La tâche de l’Église est de fournir, tel un basic fit, un attirail sain et saint pour que l’âme se muscle et garde la forme éternelle.
Croire que tout est possible, c’est y croire pour la vie, pour sa vie. Espérance rime avec persévérance : ce sont les deux piliers de l’engagement, sujet numéro un que le Pape devrait aborder aux JMJ. À quoi, à qui vais-je consacrer ma vie, c’est-à-dire mon temps disponible et dont je ne connais point ma quote-part puisqu’on meurt à tous les âges et dans toutes les circonstances ? L’engagement suppose le discernement : comment mon âme, telle une chrysalide, peut-elle demeurer fraîche et pure dans un monde qui, telle une plante carnivore, veut l’engluer pour la dévorer, c’est-à-dire la contaminer par le mensonge et la compromission ?
Quand on cite la jeunesse éternelle de l’Église, c’est de ça qu’il s’agit : le monde, ce chaos dans lequel on est tous précipités malgré nous, veut que nous lui appartenions, que nous vieillissions avec lui, dans la couveuse de ses vices, dans le confort de ses écrans, dans la chaleur de ses divertissements, dans l’ivresse de son argent, dans la recherche de sa sécurité. Être jeune, c’est dire non à cette allégeance-là, prendre le large — le risque de l’affronter, et refuser de se soumettre. La tâche de l’Église est de fournir, tel un basic fit, un attirail sain et saint pour que l’âme se muscle et garde la forme éternelle. La vie de foi, les sacrements, les œuvres de piété, les pèlerinages, les JMJ servent à ça, à faire dépendre sa vie d’une réalité invisible, d’une terre promise — que le monde sera toujours incapable d’offrir mais toujours prompt à pervertir.
Ce qui ne passe pas
Postulons que la jeunesse, c’est ce qui ne passe pas. C’est contre-intuitif puisqu’on en fait l’âge éphémère par excellence, qui se fane dans le miroir dont les rides préfigurent le naufrage des ans. Disons l’inverse : le temps m’entraînant toujours vers l’avenir, "je ne recule pas vers ce qui fut, je monte vers ce qui demeure" (Gustave Thibon), ce qui triomphe du temps et de ses maléfices. À Menton, ville de vieux où j’écris ces lignes, je puise mon inspiration dans la basilique Saint-Michel-Archange dont la statue, sur la façade et sous le dais, foule au pied le démon. Sa cuirasse puissante et virile contraste avec les légions de tongs et les nuées de crop-tops, qui font du combat angélique quelque chose de lunaire, d’illisible, comme si ce personnage sortait d’un théâtre de l’absurde où l’effort sur soi avait encore un sens.
La vieillesse du jeunisme
C’est là que la jeunesse croise le fer avec son exact opposé, sa déviance commerciale — qui submerge tout. Avant le Club Med et Salut les copains, cet âge idyllique n’existait pas. "Le bonheur est une idée neuve en Europe", disait Saint-Just, guillotiné à 26 ans. La jeunesse aussi. C’est une idée neuve qui vieillit mal. Les chambardements des années soixante firent de la jeunesse une arme de destruction massive contre l’ancien monde, ses traditions et institutions forcément désuètes : église, école, armée, famille et tutti quanti.

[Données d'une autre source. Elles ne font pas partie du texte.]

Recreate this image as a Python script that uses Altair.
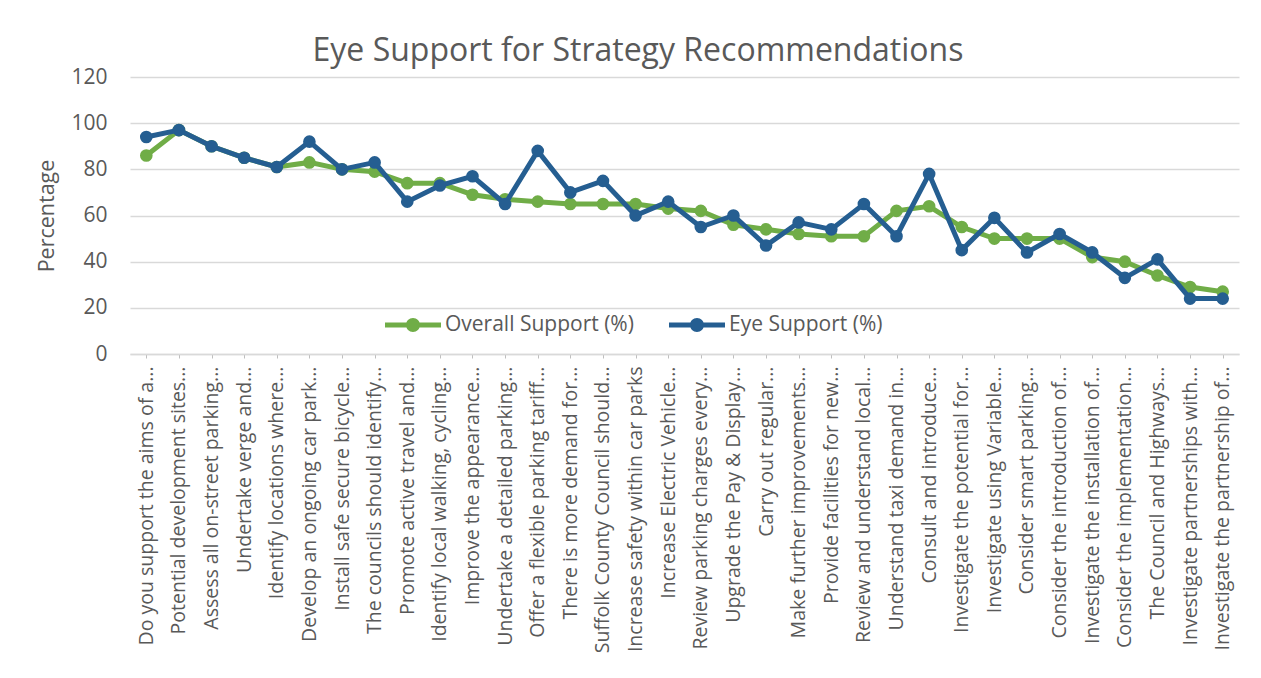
import altair as alt
import pandas as pd

categories = [
    "Do you support the aims of a...",
    "Potential development sites...",
    "Assess all on-street parking...",
    "Undertake verge and...",
    "Identify locations where...",
    "Develop an ongoing car park...",
    "Install safe secure bicycle...",
    "The councils should identify...",
    "Promote active travel and...",
    "Identify local walking, cycling...",
    "Improve the appearance...",
    "Undertake a detailed parking...",
    "Offer a flexible parking tariff...",
    "There is more demand for...",
    "Suffolk County Council should...",
    "Increase safety within car parks",
    "Increase Electric Vehicle...",
    "Review parking charges every...",
    "Upgrade the Pay & Display...",
    "Carry out regular...",
    "Make further improvements...",
    "Provide facilities for new...",
    "Review and understand local...",
    "Understand taxi demand in...",
    "Consult and introduce...",
    "Investigate the potential for...",
    "Investigate using Variable...",
    "Consider smart parking...",
    "Consider the introduction of...",
    "Investigate the installation of...",
    "Consider the implementation...",
    "The Council and Highways...",
    "Investigate partnerships with...",
    "Investigate the partnership of...",
]

overall_support = [86, 97, 90, 85, 81, 83, 80, 79, 74, 74, 69, 67, 66, 65, 65, 65, 63,
                   62, 56, 54, 52, 51, 51, 62, 64, 55, 50, 50, 50, 42, 40, 34, 29, 27]
eye_support = [94, 97, 90, 85, 81, 92, 80, 83, 66, 73, 77, 65, 88, 70, 75, 60, 66,
               55, 60, 47, 57, 54, 65, 51, 78, 45, 59, 44, 52, 44, 33, 41, 24, 24]

series_names = ["Overall Support (%)", "Eye Support (%)"]
series_colors = ["#70AD47", "#255E91"]
y_ticks = [0, 20, 40, 60, 80, 100, 120]

rows = []
for i, c in enumerate(categories):
    rows.append({"Recommendation": c, "Series": series_names[0], "Value": overall_support[i]})
    rows.append({"Recommendation": c, "Series": series_names[1], "Value": eye_support[i]})
df = pd.DataFrame(rows)

FONT = "Open Sans"
TXT = "#595959"
GRID = "#d9d9d9"

legend_symbol = ("M-2,-0.17L2,-0.17L2,0.17L-2,0.17Z "
                 "M0.5,0A0.5,0.5,0,1,1,-0.5,0A0.5,0.5,0,1,1,0.5,0Z")

x_enc = alt.X(
    "Recommendation:N",
    sort=categories,
    title=None,
    axis=alt.Axis(
        labelAngle=270,
        labelFont=FONT,
        labelFontSize=19.5,
        labelColor=TXT,
        labelLimit=500,
        labelPadding=8,
        labelOverlap=False,
        grid=False,
        domainColor=GRID,
        domainWidth=1.5,
        ticks=True,
        tickSize=4,
        tickColor="#bfbfbf",
        tickWidth=1,
    ),
)
y_enc = alt.Y(
    "Value:Q",
    title="Percentage",
    scale=alt.Scale(domain=[0, 120], nice=False),
    axis=alt.Axis(
        values=y_ticks,
        labelFont=FONT,
        labelFontSize=21,
        labelColor=TXT,
        labelPadding=23,
        domain=False,
        ticks=False,
        grid=True,
        gridColor=GRID,
        gridWidth=1.5,
        titleFont=FONT,
        titleFontSize=21.5,
        titleFontWeight="normal",
        titleColor=TXT,
        titlePadding=12,
    ),
)
color_enc = alt.Color(
    "Series:N",
    scale=alt.Scale(domain=series_names, range=series_colors),
    legend=alt.Legend(
        title=None,
        orient="none",
        direction="horizontal",
        legendX=269,
        legendY=234,
        padding=0,
        symbolType=legend_symbol,
        symbolSize=784,
        symbolStrokeWidth=0,
        symbolOpacity=1,
        labelOffset=18,
        labelLimit=400,
        columnPadding=35,
        labelFont=FONT,
        labelFontSize=21,
        labelColor=TXT,
    ),
)

base = alt.Chart(df).encode(x=x_enc, y=y_enc, color=color_enc)

layers = []
for s in series_names:
    sub = base.transform_filter(alt.datum.Series == s)
    layers.append(sub.mark_line(strokeWidth=5))
    layers.append(sub.mark_circle(size=160, opacity=1))

chart = alt.layer(*layers).properties(
    width=1109,
    height=277,
    title=alt.TitleParams(
        "Eye Support for Strategy Recommendations",
        font=FONT,
        fontSize=32,
        fontWeight="normal",
        color=TXT,
        anchor="middle",
        frame="bounds",
        offset=-2,
    ),
    autosize=alt.AutoSizeParams(type="none"),
    padding={"left": 122, "top": 69, "right": 14, "bottom": 316},
).configure_view(stroke=None)

chart.save("out.html", embed_options={"renderer": "svg", "actions": False})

"We don’t need no education", chantait Roger Waters. "Sexe, drogue et rock’n’roll" furent la trinité de ce concept commercial de la jeunesse. Ou plutôt du jeunisme. Obsédés par la peur de vieillir, les adultes cessèrent de dire aux jeunes ce qu’ils devaient et pouvaient vouloir. Le jeunisme est le stade supérieur de l’égoïsme. Combien d’âmes frêles, sans boussole ni racines, tâtonnent à l’infini dans le grand bazar des militances bidons et des idéologies bullshits, se cherchant un idéal auquel se sacrifier, parce qu’elles n’ont reçu aucun exemple à imiter ? On en revient à l’engagement. Si seulement les adultes avaient tenu leur rang et parlé avec sagesse. Le Pape, j’en suis convaincu, saura le faire.